İş Kanunu’nda tam olarak bulunmasa da işyeri sağlığı ve çalışanların sağlığı açısından özellikle virüsün yaygın olarak görüldüğü ülkelerde de sıklıkla başvurulan bir model. Uygulanabilmesi için öncelikle yapılacak iş uzaktan çalışmaya uygun olmalı. Uzaktan çalışmanın esaslarının şirket yönetimlerince belirlenmesi, bunların şirket çalışanlarına yazılı olarak bildirilmesi gerekiyor. Çalışanların onaylaması ve ilk aşamada ne kadar süreyle bu yola başvurulacağı belirlenmesi önem taşıyor. Bu modelde, iş ilişkisi aynen işyerinde ifa ediliyormuş sayılmakta.
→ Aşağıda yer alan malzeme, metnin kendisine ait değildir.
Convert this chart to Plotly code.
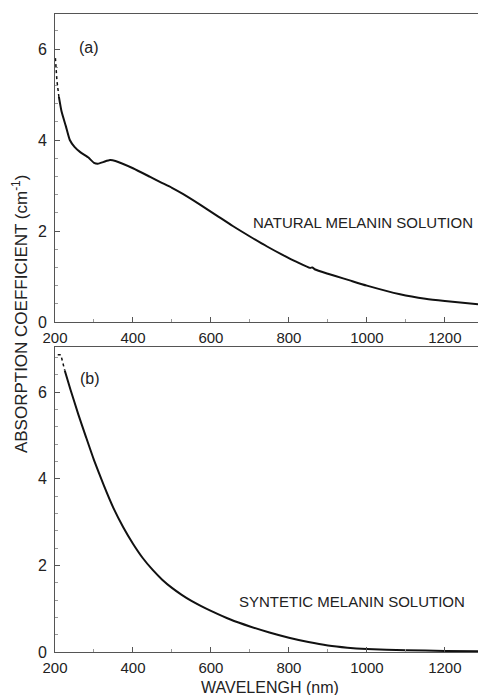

Çalışan işverenin talimatlarını aynen işyerinde olduğu gibi özenle ve bizzat yerine getirmekle, işveren de mali haklarını çalışanlara aynen sağlamakla sorumlu. İstikrar Kalkanı Paketi’nde, “bu modelin daha etkin hale getirileceği belirtiliyor.

ÜCRETLİ İZİN:

İşyerlerinde belirli bir süre kapatılma halinde ya da çalışanların sayısının azaltılması için “ücretli izin” uygulamasına geçilebilir. İş Kanunlarına göre bu uygulamaya geçiş işverenlerin kararına bağlı.

ÜCRETSİZ İZİN:

İdari tedbirler kapsamında geçici surette kapatılmasına karar verilen işyerleri, çalışanların yazılı onayını alarak ücretsiz izin uygulamasına gitmeyi tercih edebilir.

KISA ÇALIŞMA UYGULAMASI:

“Ekonomik İstikrar Kalkanı Paketi”ndeki tebdirler arasında yer alıyor. Bu uygulama, işyerinde 3 ayı aşmamak koşuluyla çalışanlara çalışmadıkları dönem için kısa çalışma ödeneği adı altında gelir desteği sağlanmasına dayanıyor. Böylelikle virüs nedeniyle faaliyetlerine ara vermek zorunda kalan işyerlerindeki çalışanlara gelir desteği verilirken işverenlerin de maliyetlerinin azaltılması amaçlanıyor.

TELAFİ ÇALIŞMASI:

“Ekonomik İstikrar Kalkanı Paketi”nde, telafi çalışma süresinin etkin hale getirilmesi ve 2 aylık telafi süresinin 4 aya çıkarılması öngörülüyor. İşverenlerin, işe ne zaman ara verileceğini, ne zaman tekrar başlanacağını ve telafi çalışmalarının hangi koşullarda ve zamanda yapılacağını planlayarak, çalışanlara yazılı olarak bildirmesi gerekiyor.